How to divide an ellipse to equal segments?

Question

This calculates vertex coordinates on ellipse:

function calculateEllipse(a, b, angle) 
{
    var alpha = angle * (Math.PI / 180) ;
    var sinalpha = Math.sin(alpha);
    var cosalpha = Math.cos(alpha);

    var X = a * cosalpha - b * sinalpha;
    var Y = a * cosalpha + b * sinalpha;
}

But how can I calculate the "angle" to get equal or roughly equal circumference segments?

Answer 1

So from what Jozi's said in the OP's comments, what's needed isn't how to subdivide an ellipse into equal segments (which would require a whole bunch of horrible integrals), it's to construct an ellipse from line segments of roughly equal length.

There are a whole pile of ways to do that, but I think the best suited for the OP's purposes would be the concentric circle method, listed on the page as 'the draftman's method'. If you don't mind installing the Mathematica player, there's a neat lil' app here which illustrates it interactively.

The problem with those methods is that the segment lengths are only roughly equal at low eccentricities. If you're dealing in extreme eccentricities, things get a lot more complicated. The simplest solution I can think of is to linearly approximate the length of a line segment within each quadrant, and then solve for the positions of the endpoints in that quadrant exactly.

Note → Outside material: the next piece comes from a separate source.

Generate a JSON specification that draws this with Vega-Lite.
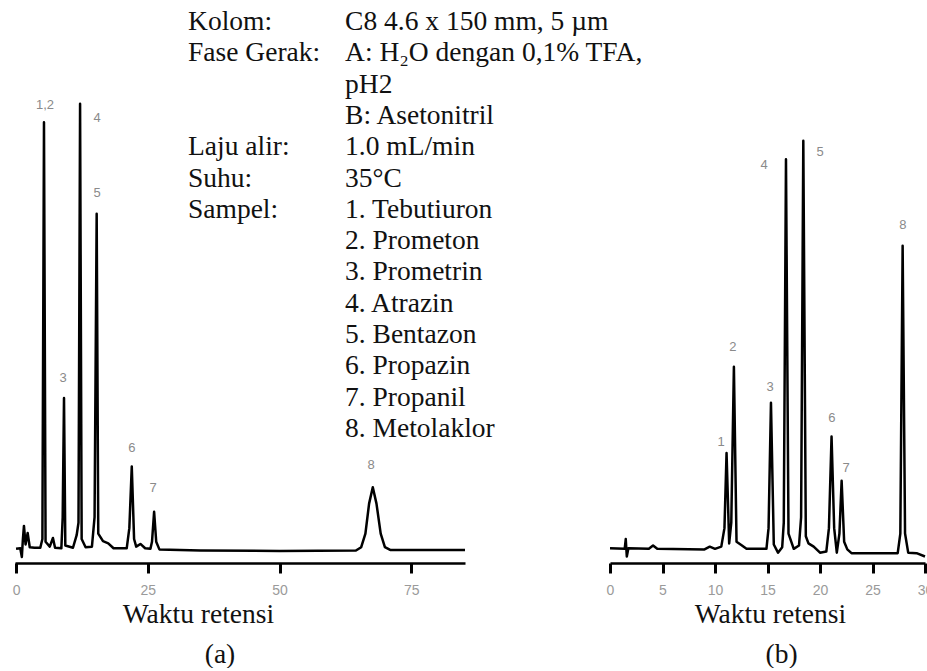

In detail: this is an ellipse quadrant with parameters a = 5, b = 1:

And this is a plot of the length of the arc subtended by an infinitesimal change in the angle, at each angle:

The x axis is the angle, in radians, and the y axis is the length of the arc that would be subtended by a change in angle of 1 radian. The formula, which can be derived using the equations in the Wikipedia article I just linked, is y = Sqrt(a^2 Sin^2(x) + b^2 Cos^2(x)). The important thing to note though is that the integral of this function - the area under this curve - is the length of the arc in the whole quadrant.

Now, we can approximate it by a straight line:

which has gradient m = (a-b) / (Pi/2) and y intercept c = b. Using simple geometry, we can deduce that the area under the red curve is A = (a+b)*Pi/4.

Using this knowledge, and the knowledge that the area under the curve is the total length of the curve, the problem of constructing an approximation to the ellipse reduces to finding say a midpoint-rule quadrature (other quadratures would work too, but this is the simplest) of the red line such that each rectangle has equal area.

Converting that sentence to an equation, and representing the position of a rectangle in a quadrature by it's left hand boundary x and its width w, we get that:

(v*m)*w^2 + (m*x+c)*w - A/k == 0

where k is the number of pieces we want to use to approximate the quadrant, and v is a weighting function I'll come to shortly. This can be used to construct the quadrature by first setting x0 = 0 and solving for w0, which is then used to set x1 = w0 and solve for w1. Then set x2 = w1, etc etc until you've got all k left-hand boundary points. The k+1th boundary point is obviously Pi/2.

The weighting function v effectively represents where the rectangle crosses the red line. A constant v = 0.5 is equivalent to it crossing in the middle, and gets you this with 10 points:

but you can play around with it to see what better balances the points. Ideally it should stay in the range [0, 1] and the sum of the values you use should be k/2.

If you want an even better approximation without messing around with weighting functions, you could try least-squares fitting a line rather than just fitting it to the endpoints, or you could try fitting a cubic polynomial to the blue curve instead of a linear polynomial. It'll entail solving quartics but if you've a maths package on hand that shouldn't be a problem.